Department is estopped from taking a contrary view than the view taken for the previous period unless the order passed for the prior period is revised by the competent authority

FACTS
Appellant was engaged in providing customer care and product support services in relation to Microsoft Software products to the customers of Microsoft located in India and abroad. Appellant provides these services through its Global Technical Support Centre (GTSC), a 100% Export Oriented Unit located in Bangalore. The major portion of Appellant’s turnover qualifies as export of services, which results in accumulation of CENVAT credit on various input services. Appellant had been regularly filing refund claims of such accumulated credit. For the period April 2010 to March 2011, Appellant was denied CENVAT credit availed on event management service, outdoor catering, mandap service and rent-a-cab service mainly on the two grounds: firstly, there was no nexus between input services and output services and secondly, that absence of such input services will not directly have an impact on the quality and efficiency of its output services. Being aggrieved by the order of Commissioner, the Appellant preferred an appeal before the Honourable Tribunal.

HELD
It was held that the Appellant had given full justification and established nexus of all the above-mentioned services. Further, Appellant’s refund applications for the previous periods for the same input services were allowed. Tribunal pointed out the Principal of Consistency and held that once the nexus has been accepted by the department for the previous period, such nexus cannot be denied for a subsequent period. There cannot be two different yardsticks; one for allowing refund and another for deciding the eligibility of CENVAT credit. In view of this, the impugned order denying CENVAT credit was set aside, and the appeal was allowed.
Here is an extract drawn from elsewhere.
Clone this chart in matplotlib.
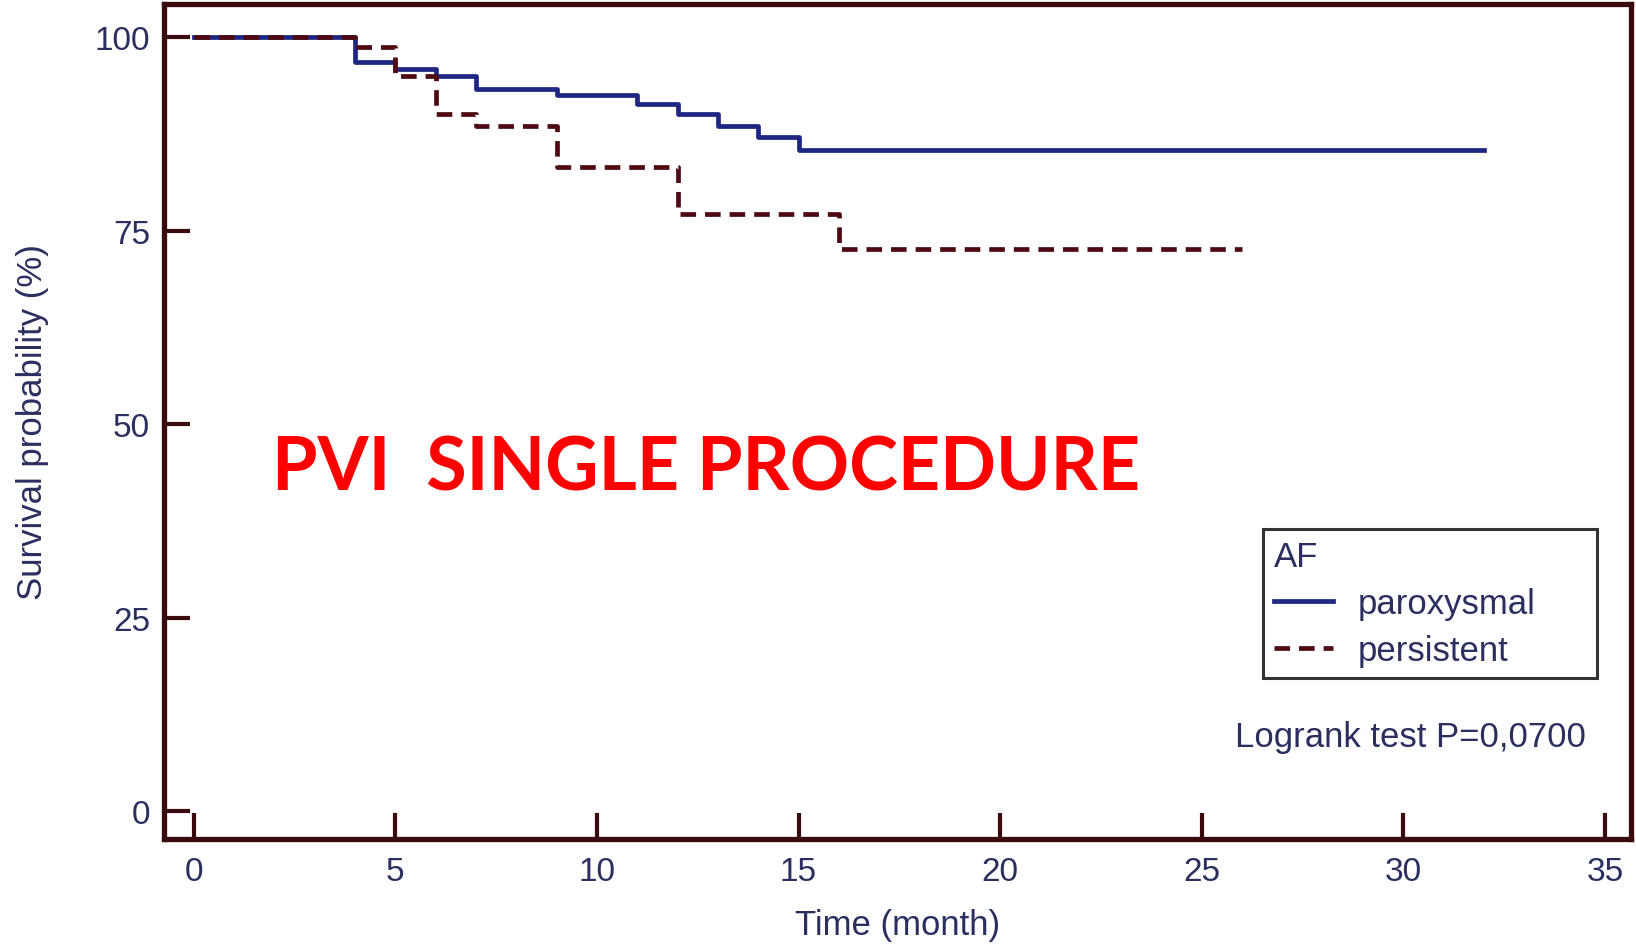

25 Commissioner of CGST and Central Excise vs. M/s Ethics Infra Development Pvt. Ltd.  [2022-TIOL-97-CESTAT-MUM] Date of order: 21st December, 2021

Service tax is not leviable on the activity of construction of residential complex to existing members as there is an absence of sale – Also when the service tax is discharged on the gross consideration received from new buyers there is no question of levy of service tax from the existing members

FACTS
Appellant is providing taxable service of re-development of residential complex. It was observed during audit that the assessee did not discharge service tax on services of construction of residential complex services rendered by them towards the flats allocated to existing members. It was noted that from 1st July, 2012 these services had become classifiable as ‘declared service’ under section 66E(b) of the Finance Act, 1994. Its valuation method also had been highlighted vide CBEC Circular no. 151/2/2012-ST dated 10th February, 2012 read with High-Level Committee clarification issued vide Board’s letter F. No. 354/311/2015-TRU dated 20th January, 2016. The adjudicating authority observed that flats given to existing members cannot be considered a sale and hence is outside the ambit of service tax. It was noted that the entire income in the present transaction had been generated from the sale of flats to customers other than the existing society members because those members were provided flats free of cost. Accordingly, the demand was set aside. Being aggrieved by the said order, revenue filed an appeal.

HELD
The Tribunal primarily noted that in the present case, the respondent had discharged the complete service tax liability on the consideration received by him for providing the taxable services to the buyers of the flats that the respondent could sell in an open market. Further, it was also observed that there was no material change in the provisions of law relating to construction service in the negative list based taxation. Hence the Circulars relied upon by the adjudicating authority were applicable. Once the tax liability was discharged on the consideration received from the service in respect of flats to new buyers, the demand of service tax for the flats handed over to the existing members of the societies without any consideration cannot be sustained. Reliance was placed in the case of Vasantha Green Projects [2019 (20) GSTL 568 (THyd)]. The Appeal of the revenue was accordingly dismissed.